• Aim of the task: Repeat the lines below exactly as they appear, but leave out the images.

◇ ◇ ◇

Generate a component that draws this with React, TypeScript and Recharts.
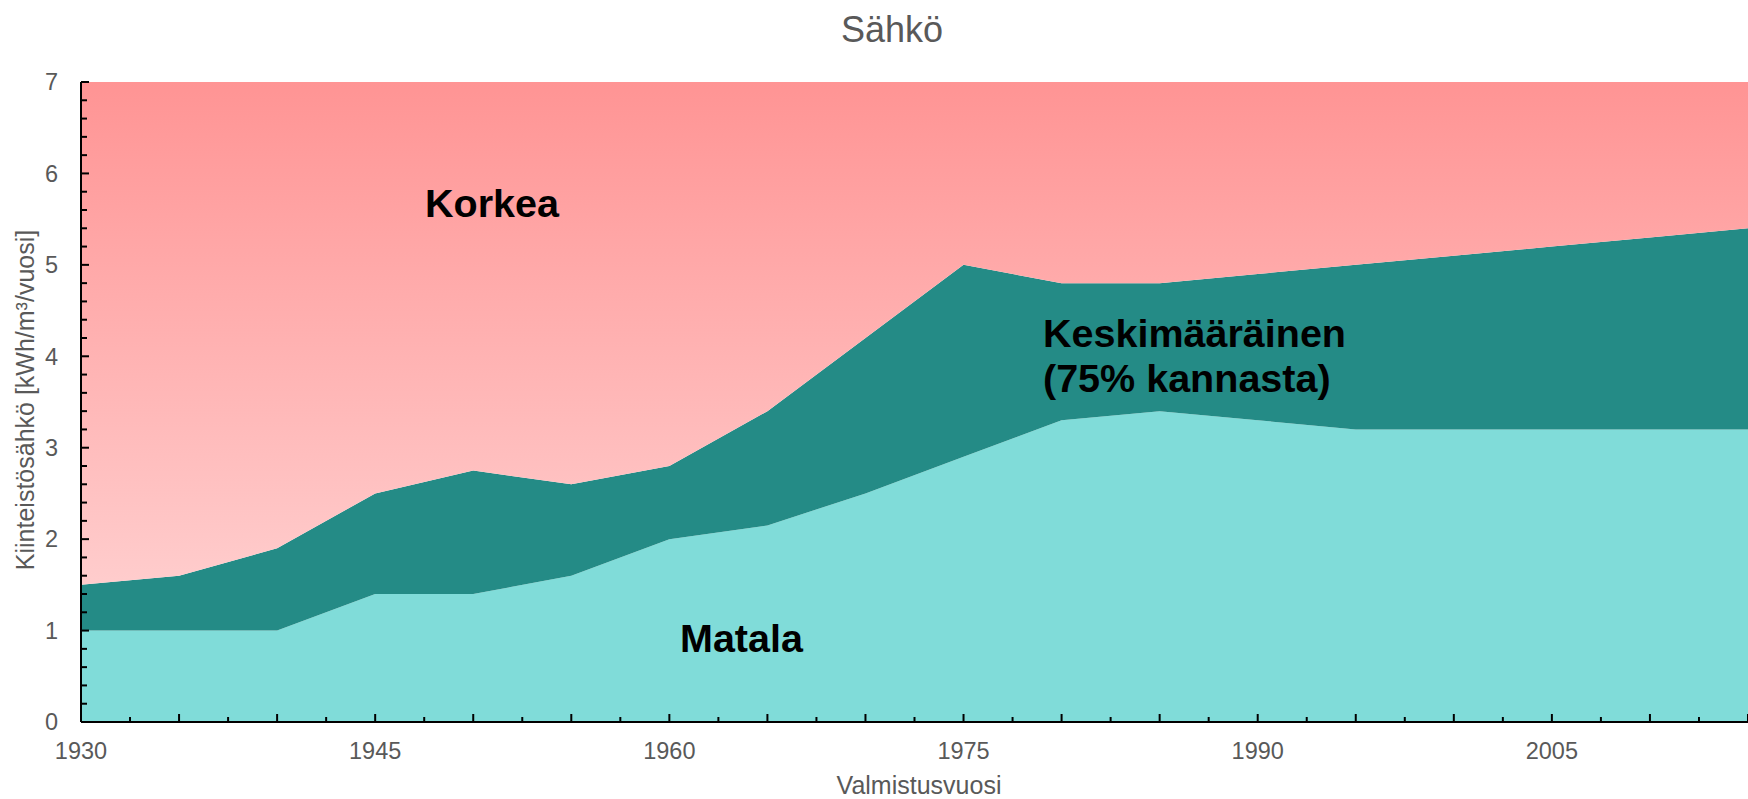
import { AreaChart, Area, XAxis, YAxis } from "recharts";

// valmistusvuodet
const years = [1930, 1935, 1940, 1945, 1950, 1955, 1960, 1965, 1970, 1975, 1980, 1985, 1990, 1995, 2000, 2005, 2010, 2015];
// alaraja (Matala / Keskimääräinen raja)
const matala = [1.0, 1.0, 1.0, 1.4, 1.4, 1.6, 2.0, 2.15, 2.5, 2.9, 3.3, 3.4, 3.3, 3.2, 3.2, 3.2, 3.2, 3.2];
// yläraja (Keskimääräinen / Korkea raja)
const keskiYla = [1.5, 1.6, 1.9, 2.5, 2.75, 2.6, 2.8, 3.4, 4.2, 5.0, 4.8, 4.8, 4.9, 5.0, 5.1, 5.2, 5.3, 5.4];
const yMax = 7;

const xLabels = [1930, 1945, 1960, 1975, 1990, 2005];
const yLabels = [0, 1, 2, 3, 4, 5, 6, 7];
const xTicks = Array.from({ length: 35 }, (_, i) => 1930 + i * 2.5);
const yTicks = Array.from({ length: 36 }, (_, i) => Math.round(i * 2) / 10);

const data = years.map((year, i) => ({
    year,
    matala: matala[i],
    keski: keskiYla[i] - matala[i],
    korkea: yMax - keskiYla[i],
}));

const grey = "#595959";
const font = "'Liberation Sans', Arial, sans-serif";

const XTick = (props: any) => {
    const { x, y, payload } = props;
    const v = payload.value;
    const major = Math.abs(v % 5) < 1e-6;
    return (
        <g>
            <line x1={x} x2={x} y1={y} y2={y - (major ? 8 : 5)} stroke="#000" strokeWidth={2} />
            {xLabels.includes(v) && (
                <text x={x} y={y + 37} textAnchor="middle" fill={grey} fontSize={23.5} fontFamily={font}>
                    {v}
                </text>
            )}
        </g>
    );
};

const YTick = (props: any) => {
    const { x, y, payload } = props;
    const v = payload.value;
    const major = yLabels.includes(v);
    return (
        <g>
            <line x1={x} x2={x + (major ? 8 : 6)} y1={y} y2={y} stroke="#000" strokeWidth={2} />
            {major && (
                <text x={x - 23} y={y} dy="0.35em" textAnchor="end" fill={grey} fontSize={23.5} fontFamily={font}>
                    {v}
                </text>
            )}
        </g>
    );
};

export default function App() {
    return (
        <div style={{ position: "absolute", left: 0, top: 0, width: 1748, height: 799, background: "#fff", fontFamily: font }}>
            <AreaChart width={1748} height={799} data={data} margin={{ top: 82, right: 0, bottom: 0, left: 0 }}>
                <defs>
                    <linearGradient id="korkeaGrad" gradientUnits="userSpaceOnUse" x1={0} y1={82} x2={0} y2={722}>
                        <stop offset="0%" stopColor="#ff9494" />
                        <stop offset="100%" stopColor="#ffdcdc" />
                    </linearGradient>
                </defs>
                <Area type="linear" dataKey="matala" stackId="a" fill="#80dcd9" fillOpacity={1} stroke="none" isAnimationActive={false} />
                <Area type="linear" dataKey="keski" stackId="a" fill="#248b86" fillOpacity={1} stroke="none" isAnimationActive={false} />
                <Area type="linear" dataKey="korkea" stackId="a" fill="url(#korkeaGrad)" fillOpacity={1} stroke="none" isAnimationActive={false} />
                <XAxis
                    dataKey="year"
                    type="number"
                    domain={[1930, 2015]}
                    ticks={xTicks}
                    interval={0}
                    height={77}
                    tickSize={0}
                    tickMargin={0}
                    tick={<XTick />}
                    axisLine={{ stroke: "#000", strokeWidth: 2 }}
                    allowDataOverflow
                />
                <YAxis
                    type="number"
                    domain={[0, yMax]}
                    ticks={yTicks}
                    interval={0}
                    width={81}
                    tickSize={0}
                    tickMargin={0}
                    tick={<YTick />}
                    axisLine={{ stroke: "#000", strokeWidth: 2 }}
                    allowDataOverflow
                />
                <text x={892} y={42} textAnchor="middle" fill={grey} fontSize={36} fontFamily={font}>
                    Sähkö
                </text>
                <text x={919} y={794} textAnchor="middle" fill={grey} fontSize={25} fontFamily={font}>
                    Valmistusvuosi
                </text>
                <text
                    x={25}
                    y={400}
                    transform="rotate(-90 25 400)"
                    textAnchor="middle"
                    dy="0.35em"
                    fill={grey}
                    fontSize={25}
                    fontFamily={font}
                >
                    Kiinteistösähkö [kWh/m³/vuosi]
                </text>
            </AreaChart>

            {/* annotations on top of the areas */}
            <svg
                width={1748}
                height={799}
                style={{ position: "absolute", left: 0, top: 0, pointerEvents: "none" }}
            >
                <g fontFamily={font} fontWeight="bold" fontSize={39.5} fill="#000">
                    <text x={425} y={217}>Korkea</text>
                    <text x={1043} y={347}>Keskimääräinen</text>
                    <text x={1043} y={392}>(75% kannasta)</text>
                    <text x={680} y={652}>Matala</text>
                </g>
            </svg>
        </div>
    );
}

◇ ◇ ◇

• Answer for the task:
Generate a component that draws this with React, TypeScript and Recharts.
import { AreaChart, Area, XAxis, YAxis } from "recharts";

// valmistusvuodet
const years = [1930, 1935, 1940, 1945, 1950, 1955, 1960, 1965, 1970, 1975, 1980, 1985, 1990, 1995, 2000, 2005, 2010, 2015];
// alaraja (Matala / Keskimääräinen raja)
const matala = [1.0, 1.0, 1.0, 1.4, 1.4, 1.6, 2.0, 2.15, 2.5, 2.9, 3.3, 3.4, 3.3, 3.2, 3.2, 3.2, 3.2, 3.2];
// yläraja (Keskimääräinen / Korkea raja)
const keskiYla = [1.5, 1.6, 1.9, 2.5, 2.75, 2.6, 2.8, 3.4, 4.2, 5.0, 4.8, 4.8, 4.9, 5.0, 5.1, 5.2, 5.3, 5.4];
const yMax = 7;

const xLabels = [1930, 1945, 1960, 1975, 1990, 2005];
const yLabels = [0, 1, 2, 3, 4, 5, 6, 7];
const xTicks = Array.from({ length: 35 }, (_, i) => 1930 + i * 2.5);
const yTicks = Array.from({ length: 36 }, (_, i) => Math.round(i * 2) / 10);

const data = years.map((year, i) => ({
    year,
    matala: matala[i],
    keski: keskiYla[i] - matala[i],
    korkea: yMax - keskiYla[i],
}));

const grey = "#595959";
const font = "'Liberation Sans', Arial, sans-serif";

const XTick = (props: any) => {
    const { x, y, payload } = props;
    const v = payload.value;
    const major = Math.abs(v % 5) < 1e-6;
    return (
        <g>
            <line x1={x} x2={x} y1={y} y2={y - (major ? 8 : 5)} stroke="#000" strokeWidth={2} />
            {xLabels.includes(v) && (
                <text x={x} y={y + 37} textAnchor="middle" fill={grey} fontSize={23.5} fontFamily={font}>
                    {v}
                </text>
            )}
        </g>
    );
};

const YTick = (props: any) => {
    const { x, y, payload } = props;
    const v = payload.value;
    const major = yLabels.includes(v);
    return (
        <g>
            <line x1={x} x2={x + (major ? 8 : 6)} y1={y} y2={y} stroke="#000" strokeWidth={2} />
            {major && (
                <text x={x - 23} y={y} dy="0.35em" textAnchor="end" fill={grey} fontSize={23.5} fontFamily={font}>
                    {v}
                </text>
            )}
        </g>
    );
};

export default function App() {
    return (
        <div style={{ position: "absolute", left: 0, top: 0, width: 1748, height: 799, background: "#fff", fontFamily: font }}>
            <AreaChart width={1748} height={799} data={data} margin={{ top: 82, right: 0, bottom: 0, left: 0 }}>
                <defs>
                    <linearGradient id="korkeaGrad" gradientUnits="userSpaceOnUse" x1={0} y1={82} x2={0} y2={722}>
                        <stop offset="0%" stopColor="#ff9494" />
                        <stop offset="100%" stopColor="#ffdcdc" />
                    </linearGradient>
                </defs>
                <Area type="linear" dataKey="matala" stackId="a" fill="#80dcd9" fillOpacity={1} stroke="none" isAnimationActive={false} />
                <Area type="linear" dataKey="keski" stackId="a" fill="#248b86" fillOpacity={1} stroke="none" isAnimationActive={false} />
                <Area type="linear" dataKey="korkea" stackId="a" fill="url(#korkeaGrad)" fillOpacity={1} stroke="none" isAnimationActive={false} />
                <XAxis
                    dataKey="year"
                    type="number"
                    domain={[1930, 2015]}
                    ticks={xTicks}
                    interval={0}
                    height={77}
                    tickSize={0}
                    tickMargin={0}
                    tick={<XTick />}
                    axisLine={{ stroke: "#000", strokeWidth: 2 }}
                    allowDataOverflow
                />
                <YAxis
                    type="number"
                    domain={[0, yMax]}
                    ticks={yTicks}
                    interval={0}
                    width={81}
                    tickSize={0}
                    tickMargin={0}
                    tick={<YTick />}
                    axisLine={{ stroke: "#000", strokeWidth: 2 }}
                    allowDataOverflow
                />
                <text x={892} y={42} textAnchor="middle" fill={grey} fontSize={36} fontFamily={font}>
                    Sähkö
                </text>
                <text x={919} y={794} textAnchor="middle" fill={grey} fontSize={25} fontFamily={font}>
                    Valmistusvuosi
                </text>
                <text
                    x={25}
                    y={400}
                    transform="rotate(-90 25 400)"
                    textAnchor="middle"
                    dy="0.35em"
                    fill={grey}
                    fontSize={25}
                    fontFamily={font}
                >
                    Kiinteistösähkö [kWh/m³/vuosi]
                </text>
            </AreaChart>

            {/* annotations on top of the areas */}
            <svg
                width={1748}
                height={799}
                style={{ position: "absolute", left: 0, top: 0, pointerEvents: "none" }}
            >
                <g fontFamily={font} fontWeight="bold" fontSize={39.5} fill="#000">
                    <text x={425} y={217}>Korkea</text>
                    <text x={1043} y={347}>Keskimääräinen</text>
                    <text x={1043} y={392}>(75% kannasta)</text>
                    <text x={680} y={652}>Matala</text>
                </g>
            </svg>
        </div>
    );
}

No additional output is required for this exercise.